Lansing, FRBSF Economic Letter")
-
- A careful reading of the FRBSF's Economic Letter shows
why the economy will not bounce back. It is mathematically impossible.
We've reached peak credit; consumers have to deleverage and patch their
balance sheets. Household wealth has slipped $14 trillion since the crisis
began. Home equity has dropped to 41% (a new low) and joblessness is on
the rise. By 2011, Duetsche Bank AG predicts that 48 percent of all homeowners
with a mortgage will be underwater. As the equity position of homeowners
deteriorates, banks will further tighten credit and foreclosures will mushroom.
-
- The executive board of the IMF does not share Wall Street's
rosy view of the future, which is why it issued a memo that stated:
-
- "Directors observed that the crisis will have important
implications for the role of the United States in the global economy. The
U.S. consumer is unlikely to play the role of global "buyer of last
resort"- other regions will need to play an increased role in supporting
global growth."
-
- The United States will not be the emerge as the epicenter
of global demand following the recession. The world is changing and the
US role is getting smaller. As US markets become less attractive to foreign
exporters, the dollar will lose its position as the world's reserve currency.
As goes the dollar, so goes the empire.
-
- July's employment numbers came in better than expected
(negative 247,000) lowering total unemployment from 9.5% to 9.4%. That's
good. Things are getting worse at a slower pace. What's striking about
the BLS report is that there's no jobs-surge in any sector of the economy.

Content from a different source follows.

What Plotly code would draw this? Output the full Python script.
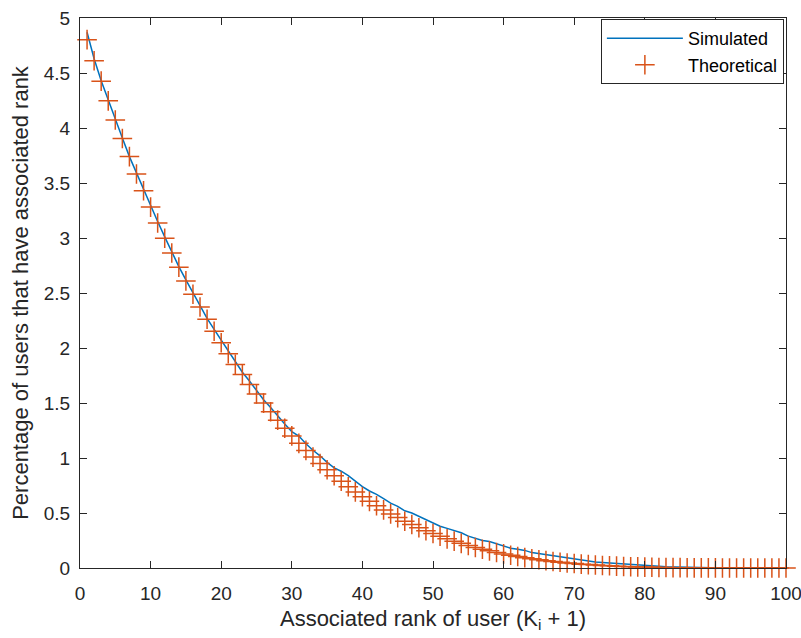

No signs of life. Outsourcing and offshoring are ongoing, and downsizing
is the new path to profitability. Businesses everywhere are anticipating
weaker demand. Thus, the jobs report is probably a one-off event; a lull
in the storm before the next round of layoffs begin.
-
- Unemployment is rising, wages are falling and credit
is contracting. In other words, the system is working exactly as it was
designed to work. All the money is flowing upwards to the gangsters at
the top. Here's an excerpt from a recent Don Monkerud article that sums
it all up:
-
- "During eight years of the Bush Administration,
the 400 richest Americans, who now own more than the bottom 150 million
Americans, increased their net worth by $700 billion. In 2005, the top
one percent claimed 22 percent of the national income, while the top ten
percent took half of the total income, the largest share since 1928
-
- Over 40 percent of GNP comes from Fortune 500 companies.
According to the World Institute for Development Economics Research, the
500 largest conglomerates in the U.S. "control over two-thirds of
the business resources, employ two-thirds of the industrial workers, account
for 60 percent of the sales, and collect over 70 percent of the profits."
-
- ... In 1955, IRS records indicated the 400 richest people
in the country were worth an average $12.6 million, adjusted for inflation.
In 2006, the 400 richest increased their average to $263 million, representing
an epochal shift of wealth upward in the U.S." ("Wealth Inequality
destroys US Ideals" Don Monkerud, consortiumnews.com)
-
- Working people are not being crushed by accident, but
by design. It is the way the system is supposed to work. Bernanke knows
that sustained demand requires higher wages and a vital middle class, but
what does he care. He's not a public servant. He works for the banks. That's
why the Fed's monetary policies reflect the goals of the investor class.
Bubblenomics is not the way to a strong/sustainable economy, but it is
an effective tool for shifting wealth from one class to another. And that's
the point. Wall Street doesn't give a fig about productivity, capital formation
or free markets. What they care about is moving every farthing in your
account into their account. The Fed's job is to facilitate that objective,
which is why the economy is headed for the rocks.
-
- The free market is a sham to conceal the crimes of the
rich. Read Taibbi. Read Marx. Karl, not Groucho.
-
- The financial meltdown is the logical outcome of the
Fed's monetary policies. That's why it's a mistake to call the current
slump a "recession". It's not. It's a planned demolition.